Aconteceu ontem.

A percepção, não a ruga.

Há alguns dias, meu filhote de 3 anos pegou meu celular para bater fotos numa manhã como outra qualquer. Não prestei atenção a nenhuma delas até ontem, quando, clamando por espaço, meu HD pediu um tempo pra mim.

Então eu a vi! Clara e marcada. Personagem principal de uma longa sequência de fotos do meu pequeno observador.

A cena era corriqueira e banal. Brincávamos eu, ele e o irmão na minha cama.

Nada fora do padrão.

Nenhuma bronca a ser dada.

Nenhuma lição a ser ensinada.

Mas lá estava ela em todas as fotos.

Uma persistente ruga de preocupação. Constante. Bem no meio da minha testa.

Não que eu não esteja pronta para ser madura, esse nunca foi o problema.

Mas vi pelo olhar dele uma mulher cansada, acabada e abatida.

Eternamente preocupada.

Preocupada com o quê, exatamente?

A essa altura, nem eu mesma saberia explicar.

Não sei se pensava no que almoçaríamos… ou na próxima aventura… ou nas entregas de trabalho… ou nas demandas da casa… ou no estudo atrasado… ou na vacina a ser dada… ou no…

Pelos olhos dele, vi o sono, o cansaço molecular e as pequenas preocupações acumuladas.

Pelos olhos dele, vi que não existia a ilusão do disfarce. Ele viu. Ele vê. Ele fotografou.

Mas olhei pro olhar dele e não me reconheci.
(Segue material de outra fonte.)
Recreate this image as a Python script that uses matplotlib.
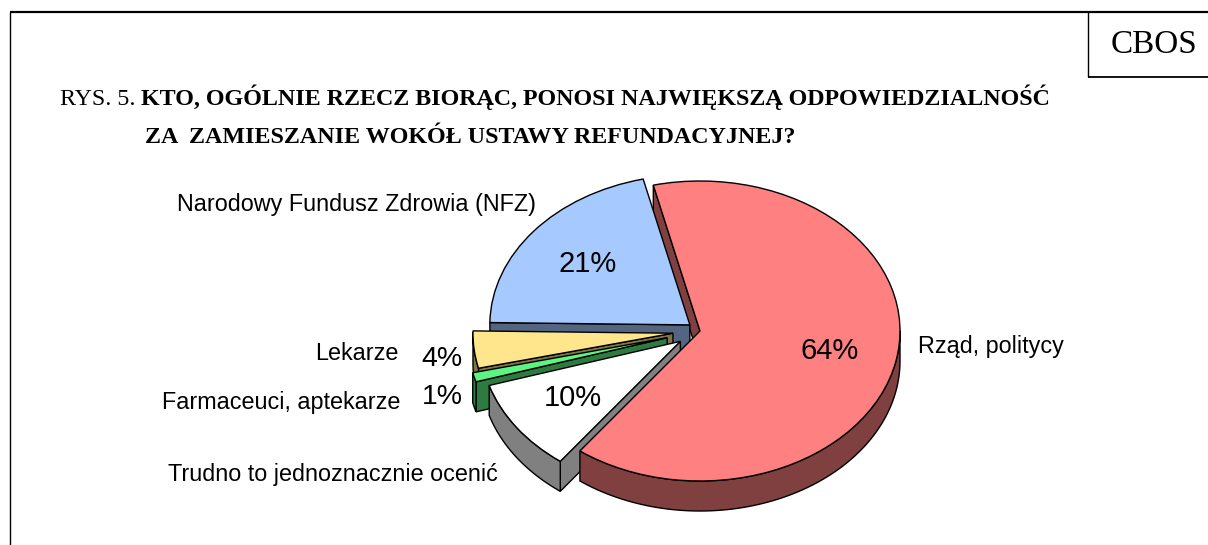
import numpy as np
import matplotlib
matplotlib.use("Agg")
import matplotlib.pyplot as plt
from matplotlib.patches import Polygon

# Data
categories = ["Rząd, politycy", "Trudno to jednoznacznie ocenić", "Farmaceuci, aptekarze", "Lekarze", "Narodowy Fundusz Zdrowia (NFZ)"]
values = [64, 10, 1, 4, 21]
pct_labels = ["64%", "10%", "1%", "4%", "21%"]
title_prefix = "RYS. 5. "
title_line1 = "KTO, OGÓLNIE RZECZ BIORĄC, PONOSI NAJWIĘKSZĄ ODPOWIEDZIALNOŚĆ"
title_line2 = "ZA  ZAMIESZANIE WOKÓŁ USTAWY REFUNDACYJNEJ?"
badge = "CBOS"

# Style
explode = [0, 0.12, 0.17, 0.136, 0.065]
top_colors = ["#FF8080", "#FFFFFF", "#5AF582", "#FFE68C", "#A6CAFF"]
side_colors = ["#804040", "#808080", "#2E7B41", "#807346", "#536580"]
zorders = {4: 3, 3: 4, 2: 5, 1: 6, 0: 7}
W, H = 1208, 545
cx, cy, a, b, depth = 700, 331, 200, 150, 30

fig = plt.figure(figsize=(W / 100, H / 100), dpi=100)
ax = fig.add_axes([0, 0, 1, 1])
wedges, _ = ax.pie(values, explode=explode, colors=top_colors, startangle=103.5,
                   counterclock=False, radius=1,
                   wedgeprops=dict(edgecolor="black", linewidth=1.0))
ax.set_aspect("auto")
ax.set_xlim(-cx / a, (W - cx) / a)
ax.set_ylim(-(H - cy) / b, cy / b)
ax.axis("off")
d = depth / b


def extrude(xs, ys):
    xs, ys = np.asarray(xs), np.asarray(ys)
    return np.column_stack([np.r_[xs, xs[::-1]], np.r_[ys, ys[::-1] - d]])


for i, w in enumerate(wedges):
    z = zorders[i] * 10
    x0, y0 = w.center
    # radial wall at the counter-clockwise end of the wedge
    t2 = np.deg2rad(w.theta2)
    wall = extrude([x0, x0 + np.cos(t2)], [y0, y0 + np.sin(t2)])
    # the red wall sits behind all the other slices, its top in front of them
    ax.add_patch(Polygon(wall, closed=True, fc=side_colors[i], ec="black", lw=1.0,
                         zorder=(5 if i == 0 else z)))
    # outer rim: the front half of the arc only
    t = np.deg2rad(np.linspace(w.theta1, w.theta2, 400))
    t = t[np.sin(t) < 0.005]
    if t.size:
        rim = extrude(x0 + np.cos(t), y0 + np.sin(t))
        ax.add_patch(Polygon(rim, closed=True, fc=side_colors[i], ec="black", lw=1.0,
                             zorder=z + 1))
    w.set_zorder(z + 2)


def px(x, y, s, **kw):
    fig.text(x / W, 1 - y / H, s, **kw)


sans = dict(family="Liberation Sans", color="black", va="center", ha="left")
serif = dict(family="Liberation Serif", color="black", va="baseline", ha="left")

px(177, 205, categories[4], fontsize=16.8, **sans)
px(315, 353, categories[3], fontsize=16.8, **sans)
px(162, 402, categories[2], fontsize=16.8, **sans)
px(168, 475, categories[1], fontsize=16.8, **sans)
px(918, 346, categories[0], fontsize=16.8, **sans)

px(558, 264, pct_labels[4], fontsize=21, **sans)
px(800, 351, pct_labels[0], fontsize=21, **sans)
px(544, 398, pct_labels[1], fontsize=21, **sans)
px(421, 359, pct_labels[3], fontsize=20.5, **sans)
px(422, 397, pct_labels[2], fontsize=20.5, **sans)

px(60, 105, title_prefix, fontsize=17.3, **serif)
px(141, 105, title_line1, fontsize=17.3, fontweight="bold", **serif)
px(145, 143, title_line2, fontsize=17.3, fontweight="bold", **serif)
px(1111, 53, badge, fontsize=23.9, **serif)

# Frame lines
frame = dict(color="black", transform=fig.transFigure, solid_capstyle="butt")
def line(x0, y0, x1, y1, lw):
    fig.add_artist(plt.Line2D([x0 / W, x1 / W], [1 - y0 / H, 1 - y1 / H], lw=lw, **frame))
line(10, 12, W, 12, 1.6)
line(10, 12, 10, H, 1.0)
line(1088, 12, 1088, 77, 1.0)
line(1088, 77, W, 77, 1.3)

fig.savefig("out.png", dpi=100, facecolor="white")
Não reconheci o ser humano que quero ser e que julgava ser.

Certamente não consegui reconhecer a imagem da mãe alegre que gostaria de imprimir na memória dos meus meninos.

Me assustei!

Tive medo. Senti raiva. Tristeza.

Fui soterrada pela minha própria incapacidade de lidar com o mundo.

Quando cansei de me preocupar pela imagem, me preocupei com a preocupação em si.

Me preocupei com os efeitos sobre o meu corpo e a minha mente de viver num estado constante de atenção e guerrilha. Me preocupei com a armadilha do excesso de preocupação que nos impomos ao fingir que somos covers de super-heróis sem capa, capazes de enfrentar o mundo inteiro.

Me preocupei com a nossa certeza (e ilusão) acerca de nossa adulteza e de nossa percepção pequena e totalmente distorcida da realidade.

E me senti, finalmente, grata por ter sido vista por alguém quando nem eu mesma parecia capaz de me ver no espelho.

Grata por meu pequeno observador por quem e com quem quero ser um ser humano cada vez melhor, mais leve, mais vivo!

Grata e confiante de que aprenderei com ele a aceitar rusgas e rugas apenas onde a elas couber existirem. Afinal, pode ser que eu ainda precise pegar emprestado seu olhar ou sua visão de mundo, de vez em quando, para me ajudar a tornar a caminhada mais leve e divertida!

Grata por meu pequeno fotógrafo da alma, capaz de apagar toda e qualquer descabida ruga com um sorriso numa ensolarada manhã!